In de catechese echter moet men de gelovigen met nadruk wijzen niet alleen op de sociale gevolgen van de zonde, maar ook op het eigen karakter van de boete, die de zonde verfoeit als een belediging van God; ook mag men niet nalaten, te wijzen op het aandeel van de Kerk in de boetedoening, en men moet aandringen op het gebed voor de zondaars.
De boete van de vastentijd moet niet alleen innerlijk en individueel zijn, maar moet ook een uitwendig en sociaal karakter dragen. De beoefening van de boetvaardigheid moet worden gestimuleerd volgens de mogelijkheden van onze tijd en van de verschillende streken en volgens de levensomstandigheden van de gelovigen, en door de gezagsdragers, over wie in artikel 22 , worden aanbevolen.
Bijzonder heilig moet zijn de paasvasten, die op Goede Vrijdag, de dag van het lijden en de dood van de Heer, overal gevierd moet worden en die, zo mogelijk, op Stille Zaterdag moet worden voortgezet, zodat men met een blij en oprecht hart tot de vreugde van het paasfeest kan komen.
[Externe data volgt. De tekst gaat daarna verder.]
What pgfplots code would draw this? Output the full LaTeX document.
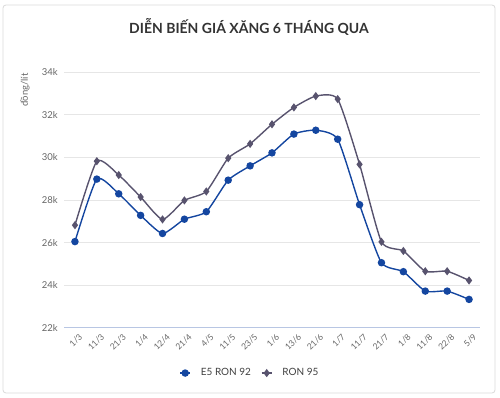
\documentclass[border=0pt]{standalone}
\usepackage{pgfplots}
\pgfplotsset{compat=1.18}
\usepackage{fontspec}
\setmainfont{Lato}
\definecolor{eblue}{HTML}{1446A0}
\definecolor{rgray}{HTML}{58536E}
\definecolor{gridc}{HTML}{E6E6E6}
\definecolor{tickc}{HTML}{666666}
\definecolor{xline}{HTML}{B8C6E3}
\begin{document}
\begin{tikzpicture}[x=1pt,y=1pt]
\useasboundingbox (0,0) rectangle (500,398);
\draw[rounded corners=3pt, draw=black!15, line width=0.8pt] (3,5) rectangle (495,393);
\node[font=\bfseries\fontsize{14}{16}\selectfont, text=black!80] at (249,371) {DIỄN BIẾN GIÁ XĂNG 6 THÁNG QUA};
\node[rotate=90, font=\fontsize{9.5}{10}\selectfont, text=tickc] at (25,308) {đồng/lít};
\draw[xline, line width=1pt] (64,70) -- (480,70);
\begin{axis}[
  at={(64pt,70pt)}, anchor=south west,
  scale only axis, width=416pt, height=256pt,
  xmin=-0.5, xmax=18.5, ymin=22, ymax=34,
  xtick={0,...,18},
  xticklabels={1/3,11/3,21/3,1/4,12/4,21/4,4/5,11/5,23/5,1/6,13/6,21/6,1/7,11/7,21/7,1/8,11/8,22/8,5/9},
  ytick={24,26,28,30,32,34},
  extra y ticks={22}, extra y tick labels={22k},
  extra y tick style={grid=none},
  yticklabels={24k,26k,28k,30k,32k,34k},
  /pgf/number format/assume math mode=true,
  x tick label style={rotate=45, anchor=north east, font=\fontsize{8.5}{9}\selectfont, text=tickc, inner sep=1pt, yshift=-5pt},
  y tick label style={font=\fontsize{9.5}{10}\selectfont, text=tickc, inner sep=2pt, xshift=-4pt},
  major tick length=0pt,
  xmajorgrids=false, ymajorgrids=true,
  major grid style={gridc, line width=0.8pt},
  axis line style={draw=none},
  tick style={draw=none},
  legend columns=2,
  legend style={at={(axis description cs:0.447,-0.176)}, anchor=center, draw=none, fill=none,
    font=\fontsize{10}{12}\selectfont, text=black!75, column sep=8pt},
  legend image code/.code={\draw[#1] (0pt,0pt) -- (10pt,0pt); \path[#1, draw=none] plot coordinates {(5pt,0pt)};},
]
\addplot[eblue, line width=1.4pt, smooth, tension=0.35, mark=*, mark size=3pt, mark options={solid}] coordinates {
(0,26.05) (1,28.98) (2,28.29) (3,27.28) (4,26.43) (5,27.10) (6,27.45) (7,28.93) (8,29.60) (9,30.21)
(10,31.09) (11,31.27) (12,30.85) (13,27.78) (14,25.06) (15,24.64) (16,23.73) (17,23.73) (18,23.34)};
\addlegendentry{E5 RON 92}
\addplot[rgray, line width=1.4pt, smooth, tension=0.35, mark=diamond*, mark size=3pt, mark options={solid}] coordinates {
(0,26.82) (1,29.82) (2,29.17) (3,28.14) (4,27.09) (5,27.98) (6,28.40) (7,29.96) (8,30.63) (9,31.55)
(10,32.34) (11,32.87) (12,32.73) (13,29.67) (14,26.04) (15,25.61) (16,24.66) (17,24.66) (18,24.23)};
\addlegendentry{RON 95}
\end{axis}
\end{tikzpicture}
\end{document}
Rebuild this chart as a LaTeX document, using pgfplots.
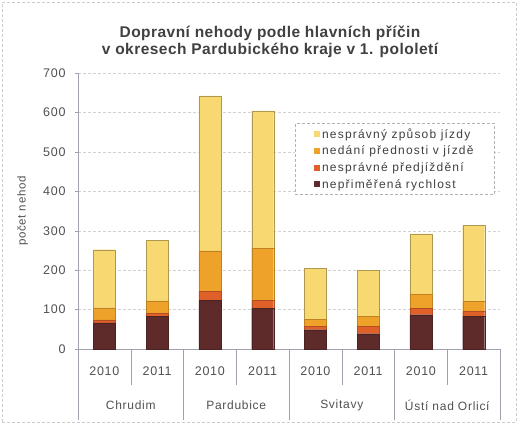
\documentclass[border=0pt]{standalone}
\usepackage{pgfplots}
\pgfplotsset{compat=1.18}
\usepackage{fontspec}
\setmainfont{Liberation Sans}
\newfontfamily\spfA[LetterSpace=6]{Liberation Sans}
\newfontfamily\spfL[LetterSpace=10]{Liberation Sans}
\newfontfamily\spfT[LetterSpace=3]{Liberation Sans}
\definecolor{cYel}{HTML}{F8D870}
\definecolor{cOra}{HTML}{EFA22A}
\definecolor{cRed}{HTML}{E0602A}
\definecolor{cDrk}{HTML}{5E2A2A}
\definecolor{txt}{HTML}{505050}
\definecolor{axc}{HTML}{A0A0B0}
\begin{document}
\begin{tikzpicture}[x=1pt,y=1pt]
\path[use as bounding box] (0,0) rectangle (518,424);
\draw[densely dashed, gray!40] (2,2) rectangle (516,422);
\begin{axis}[
  at={(78pt,75pt)}, anchor=south west,
  scale only axis, width=422pt, height=276pt,
  ybar stacked, bar width=22pt,
  xmin=-0.5, xmax=7.5, ymin=0, ymax=700,
  ytick={0,100,...,700},
  xtick={0,...,7},
  xticklabels={2010,2011,2010,2011,2010,2011,2010,2011},
  xtick style={draw=none},
  x tick label style={font=\spfA\fontsize{12.5}{13}\selectfont, text=txt, yshift=-11pt},
  y tick label style={font=\spfA\fontsize{12.5}{13}\selectfont, text=txt, xshift=-6pt},
  /pgf/number format/assume math mode=true,
  ytick style={axc, thin},
  tick align=outside, major tick length=3pt,
  ymajorgrids, grid style={densely dashed, gray!35},
  axis x line*=bottom, axis y line*=left,
  axis line style={axc, thin},
  x axis line style={-}, y axis line style={-},
  ylabel={počet nehod},
  ylabel style={font=\spfA\fontsize{11.5}{12}\selectfont, text=txt, at={(axis description cs:-0.131,0.5)}, anchor=center},
  title={Dopravní nehody podle hlavních příčin\\v okresech Pardubického kraje v 1. pololetí},
  title style={font=\spfT\fontsize{15.5}{17.5}\selectfont\bfseries, text=txt!80!black, align=center, at={(axis description cs:0.455,1.02)}, anchor=south},
  clip=false,
  legend style={at={(axis description cs:0.514,0.818)}, anchor=north west, draw=gray!60, densely dashed, font=\spfL\fontsize{12}{13.5}\selectfont, text=txt!80!black, inner xsep=19pt, inner ysep=3pt, row sep=2.3pt},
  legend cell align=left,
  reverse legend,
  legend image code/.code={\draw[solid,fill,draw=none] (0pt,-3pt) rectangle (6pt,3pt);},
]
\addplot[fill=cDrk, draw=cDrk!80!black, very thin] coordinates {(0,66) (1,83) (2,123) (3,104) (4,49) (5,39) (6,87) (7,83)};
\addplot[fill=cRed, draw=cRed!80!black, very thin] coordinates {(0,8) (1,8) (2,23) (3,19) (4,8) (5,18) (6,17) (7,12)};
\addplot[fill=cOra, draw=cOra!80!black, very thin] coordinates {(0,31) (1,31) (2,103) (3,133) (4,19) (5,26) (6,35) (7,26)};
\addplot[fill=cYel, draw=cYel!70!black, very thin] coordinates {(0,147) (1,153) (2,393) (3,348) (4,129) (5,116) (6,153) (7,192)};
\legend{nepřiměřená rychlost, nesprávné předjíždění, nedání přednosti v jízdě, nesprávný způsob jízdy}
% separators
\pgfplotsinvokeforeach{0.5,2.5,4.5,6.5}{
  \draw[axc, thin] (axis cs:#1,0) -- ([yshift=-36pt]axis cs:#1,0);
}
\pgfplotsinvokeforeach{-0.5,1.5,3.5,5.5,7.5}{
  \draw[axc, thin] (axis cs:#1,0) -- ([yshift=-71pt]axis cs:#1,0);
}
\node[font=\spfA\fontsize{12}{12}\selectfont, text=txt] at ([yshift=-56pt]axis cs:0.5,0) {Chrudim};
\node[font=\spfA\fontsize{12}{12}\selectfont, text=txt] at ([yshift=-56pt]axis cs:2.5,0) {Pardubice};
\node[font=\spfA\fontsize{12}{12}\selectfont, text=txt] at ([yshift=-56pt]axis cs:4.5,0) {Svitavy};
\node[font=\spfA\fontsize{12}{12}\selectfont, text=txt] at ([yshift=-56pt]axis cs:6.5,0) {Ústí nad Orlicí};
\end{axis}
\end{tikzpicture}
\end{document}
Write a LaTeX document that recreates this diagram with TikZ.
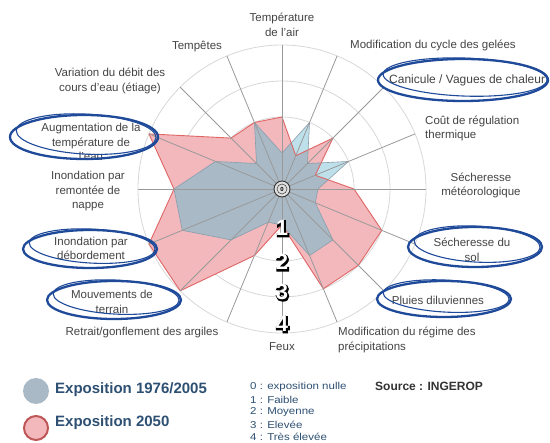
\documentclass[tikz,border=0pt]{standalone}
\usepackage{fontspec}
\setmainfont{Liberation Sans}
\newfontfamily\numout[FakeBold=10]{Liberation Sans Bold}
\usetikzlibrary{calc}
\definecolor{lbl}{HTML}{444444}
\definecolor{ringc}{HTML}{D8D8D8}
\definecolor{spokec}{HTML}{9A9A9A}
\definecolor{redfill}{HTML}{F2B8BC}
\definecolor{redline}{HTML}{E06666}
\definecolor{cyanfill}{HTML}{BEE0EA}
\definecolor{overfill}{HTML}{A9B9C6}
\definecolor{blueline}{HTML}{8C9CAA}
\definecolor{inkblue}{HTML}{1F4A9A}
\definecolor{legblue}{HTML}{2E5073}
\begin{document}
\begin{tikzpicture}[x=1pt,y=-1pt,
  lab/.style={text=lbl,font=\fontsize{11.5}{14.5}\selectfont,align=center,inner sep=0pt},
  labl/.style={lab,align=left,anchor=west},
  ink/.style={draw=inkblue,line width=2.3},
  inkthin/.style={draw=inkblue,line width=1.1},
  numblack/.style={font=\fontsize{22}{22}\numout,text=black,inner sep=0pt},
  numwhite/.style={font=\fontsize{22}{22}\selectfont\bfseries,text=white,inner sep=0pt}]
\useasboundingbox (0,0) rectangle (550,443);
\fill[white] (0,0) rectangle (550,443);
\begin{scope}[shift={(282,189)},y=1pt]
  \coordinate (c) at (0,0);
  \foreach \r in {1,...,4} \draw[ringc,line width=0.8] (c) circle[radius=36*\r];
  \foreach \v [count=\i from 0] in {2,1,2,1,2,3,3,3,1,2,4,4,3,4,2,2}
    \coordinate (r\i) at ({90-22.5*\i}:{36*\v});
  \foreach \v [count=\i from 0] in {1,2,1,2,1,1,2,2,1,1,2,3,3,2,1,2}
    \coordinate (b\i) at ({90-22.5*\i}:{36*\v});
  \foreach \i in {0,...,15} \coordinate (s\i) at ({90-22.5*\i}:144);
  \fill[redfill] (r0) \foreach \i in {1,...,15}{ -- (r\i)} -- cycle;
  \fill[cyanfill] (b0) \foreach \i in {1,...,15}{ -- (b\i)} -- cycle;
  \begin{scope}
    \clip (r0) \foreach \i in {1,...,15}{ -- (r\i)} -- cycle;
    \fill[overfill] (b0) \foreach \i in {1,...,15}{ -- (b\i)} -- cycle;
  \end{scope}
  \draw[redline,line width=0.9,line join=round] (r0) \foreach \i in {1,...,15}{ -- (r\i)} -- cycle;
  \draw[blueline,line width=0.6,line join=round] (b0) \foreach \i in {1,...,15}{ -- (b\i)} -- cycle;
  \foreach \i in {0,...,15} \draw[spokec,line width=0.8] (c) -- (s\i);
  \draw[fill=black!12,draw=black!80,line width=0.9] (c) circle[radius=8];
  \draw[black!70,line width=0.6] (c) circle[radius=5];
  \node[font=\fontsize{6}{6}\selectfont\bfseries,inner sep=0pt] (zero) at (c) {0};
\end{scope}
% scale numbers
\foreach \n/\yy in {1/228,2/262,3/292,4/324}{
  \node[numblack] (o\n) at (282.8,\yy+0.8) {\n};
  \node[numwhite] (w\n) at (282,\yy) {\n};
}
% axis labels
\node[lab] (l0) at (282,25) {Température\\de l'air};
\node[lab] (l1) at (433,45) {Modification du cycle des gelées};
\node[labl,font=\fontsize{12}{14.5}\selectfont] (l2) at (389,80) {Canicule / Vagues de chaleur};
\node[labl] (l3) at (425,128.5) {Coût de régulation\\thermique};
\node[lab] (l4) at (481,185.5) {Sécheresse\\météorologique};
\node[lab] (l5) at (472,250) {Sécheresse du\\sol};
\node[lab] (l6) at (438,300) {Pluies diluviennes};
\node[labl] (l7) at (338,340) {Modification du régime des\\précipitations};
\node[lab] (l8) at (282,347) {Feux};
\node[lab] (l9) at (142,333) {Retrait/gonflement des argiles};
\node[lab] (l10) at (112,302) {Mouvements de\\terrain};
\node[lab] (l11) at (91,248.5) {Inondation par\\débordement};
\node[lab] (l12) at (88,191.5) {Inondation par\\remontée de\\nappe};
\node[lab] (l13) at (91,142) {Augmentation de la\\température de\\l'eau};
\node[lab] (l14) at (110,81) {Variation du débit des\\cours d'eau (étiage)};
\node[lab] (l15) at (197,47) {Tempêtes};
% hand-drawn ellipses
\draw[ink] (84,137) ellipse[x radius=74,y radius=22];
\draw[inkthin,rotate around={-3:(84,137)}] (86,134) ellipse[x radius=70,y radius=20];
\draw[ink] (463,80) ellipse[x radius=85,y radius=21];
\draw[inkthin,rotate around={-2:(463,80)}] (465,77) ellipse[x radius=82,y radius=19];
\draw[ink] (90,249) ellipse[x radius=67,y radius=19];
\draw[inkthin,rotate around={-3:(90,249)}] (92,246) ellipse[x radius=63,y radius=17];
\draw[ink] (114,300) ellipse[x radius=67,y radius=19];
\draw[inkthin,rotate around={-3:(114,300)}] (116,297) ellipse[x radius=63,y radius=17];
\draw[ink] (475,247) ellipse[x radius=67,y radius=20];
\draw[inkthin,rotate around={-3:(475,247)}] (477,244) ellipse[x radius=63,y radius=18];
\draw[ink] (444,299) ellipse[x radius=67,y radius=18];
\draw[inkthin,rotate around={-3:(444,299)}] (446,296) ellipse[x radius=63,y radius=16];
% legend
\node[circle,fill=overfill,minimum size=26pt,inner sep=0pt] (legb) at (36,391) {};
\node[circle,fill=redfill,draw=redline!85!black,line width=2,minimum size=24pt,inner sep=0pt] (legr) at (36,428) {};
\node[anchor=west,text=legblue,font=\fontsize{15}{15}\selectfont\bfseries,inner sep=0pt] (legbt) at (55,390) {Exposition 1976/2005};
\node[anchor=west,text=legblue,font=\fontsize{15}{15}\selectfont\bfseries,inner sep=0pt] (legrt) at (55,423) {Exposition 2050};
\foreach \t [count=\k from 0] in {0 : exposition nulle,1 : Faible,2 : Moyenne,3 : Elevée,4 : Très élevée}
  \node[anchor=west,text=legblue,font=\fontsize{10}{10}\selectfont,inner sep=0pt,xscale=1.15,transform shape] (sc\k) at (250,387+12.5*\k) {\t};
\node[anchor=west,text=black!80,font=\fontsize{12}{12}\selectfont\bfseries,inner sep=0pt] (src) at (375,386) {Source : INGEROP};
\end{tikzpicture}
\end{document}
De heiligen worden overeenkomstig de traditie in de Kerk vereerd, en hun authentieke relieken en hun beelden staan in ere. De feesten immers van de heiligen verkondigen de wonderbare werken van Christus in Zijn dienaren, en ze houden aan de gelovigen goede voorbeelden ter navolging voor.
Om de feesten van de heiligen niet een overwicht te geven boven de feesten, die de heilsmysteries zelf herdenken, moet de viering van veel heiligenfeesten worden overgelaten aan de afzonderlijke kerken, naties of kloostergemeenschappen; en slechts die feesten moeten tot de gehele Kerk worden uitgebreid, waarop de gedachtenis wordt gevierd van heiligen met een werkelijk universele betekenis.